Toyota’s Expensive Software
Toyota has agreed to a $1.2 billion fine to settle a U.S. government criminal case over unexpected acceleration in Toyota and Lexus vehicles that resulted in injuries and deaths. A jury in Oklahoma found that, in one case at least, the culprit was the firmware. (The plaintiff’s lead expert, Mike Barr, is giving a talk about the case at EELive!).
This payout is on top of another $1B settlement for the same problem. Bottom line: poor firmware has cost the company staggering amounts of cash.
Testimony shows that the firmware wasn’t just suffering from a bug; instead it was reeking with problems. One has to wonder what the engineers were thinking.
Everyone in this industry faces twin pressures: fast and cheap. Deliver now. Cut engineering costs. I have no insight into how many person-hours went into the Toyota code, nor do I know their delivery schedule. But let’s look at that most recent $1.2B payout. How does that compare to the engineering effort?
The NASA report talks about a code base of “more than 280,000 lines” of code. Mike Barr tells me there were “over a million lines of C source code”. For argument’s sake, let’s figure on a million.

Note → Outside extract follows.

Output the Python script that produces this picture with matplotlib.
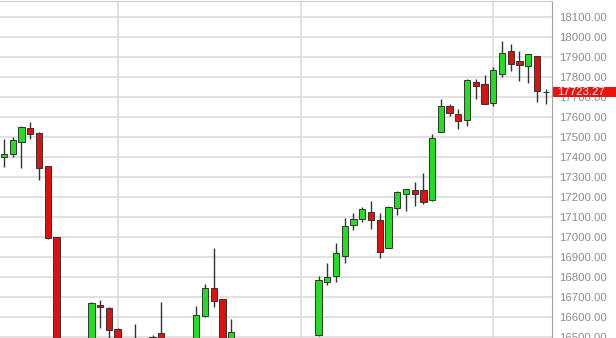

The most expensive code ever written is that of the Space Shuttle, which ran about $1000/LOC (201 Principles of Software Development, Alan M. Davis, 1995). With just the most recent settlement, Toyota’s code cost them over $1200 per line – without accounting for any engineering effort. The difference is that the Shuttle’s code is the best ever written, averaging about one bug per 400KLOC, and Toyota’s has been intensely litigated.
I am not suggesting that Shuttle development practices should be anyone’s goal. Perhaps a better benchmark is avionics. It’s largely believed that no one has been killed by defective firmware in commercial aircraft, yet that code controls pretty much everything. Sure, the pilots can take over, but modern planes are fly-by-wire. The pilot flies a computer. What does it cost to develop the fabulous software that mediates billions of passenger-miles per day in the air?

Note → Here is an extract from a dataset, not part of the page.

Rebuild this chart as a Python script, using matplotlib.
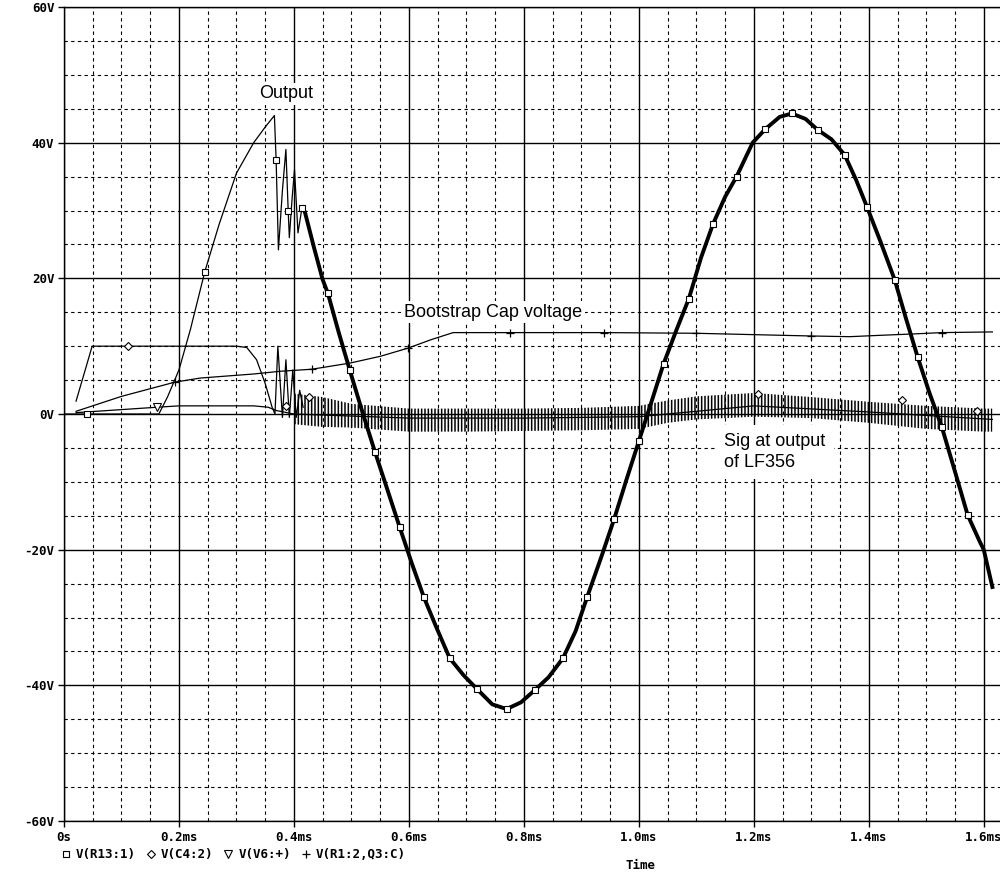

Commercial avionics is done to a standard called DO-178B (supplanted recently by DO-178C). Level E applies to software that won’t impact operations in any significant way. Level A is for code that can lead to the loss of the aircraft. How much does it cost to write code to level A?
Who knows? Data is sparse and proprietary. However, most pundits figure it’s about twice the cost of typical commercial firmware. Others ("DO-178B Costs Versus Benefits" by Vance Hilderman), in this case based on data from some 150 avionics programs, claim code written to level A is 65% more expensive than that to level E. That figure includes both the engineering effort and the certification process
Note that level C is roughly equivalent to Capability Maturity Model level 3, which is generally considered the entry point to disciplined software engineering. Level A (in the B version of the standard) has 66 objectives that must be met, while there are none at E.
If one skips the certification effort – which is huge - and just writes level A code, some studies (e.g., "Safety Critical Software and Development Productivity" by O. Benediktsson – though this paper looks at IEC 61508 rather than DO-178B) show that with the use of highly-disciplined processes there is no extra cost to producing the best possible software. Use an ad hoc approach and there’s a 70% hit.
Let’s be pessimistic and assume the very best avionics costs twice that of typical commercial firmware. My data pegs the latter at $20 to $40 per line of code, from initial specification to shipping. Doubling the high end puts the cost at $80/LOC, or 15 times cheaper than Toyota’s most recent payout. Add in their other settlements, legal costs, lost sales, bad PR, and, oh, yeah, the actual firmware engineering, and that difference grows dramatically.
Take your pick: $1200+++/LOC for crappy code, or $80-- for world-class.
One wonders why we as an industry continue to flail around with poor practices that are ultimately expensive and even deadly, when there is a body of knowledge that is provably effective.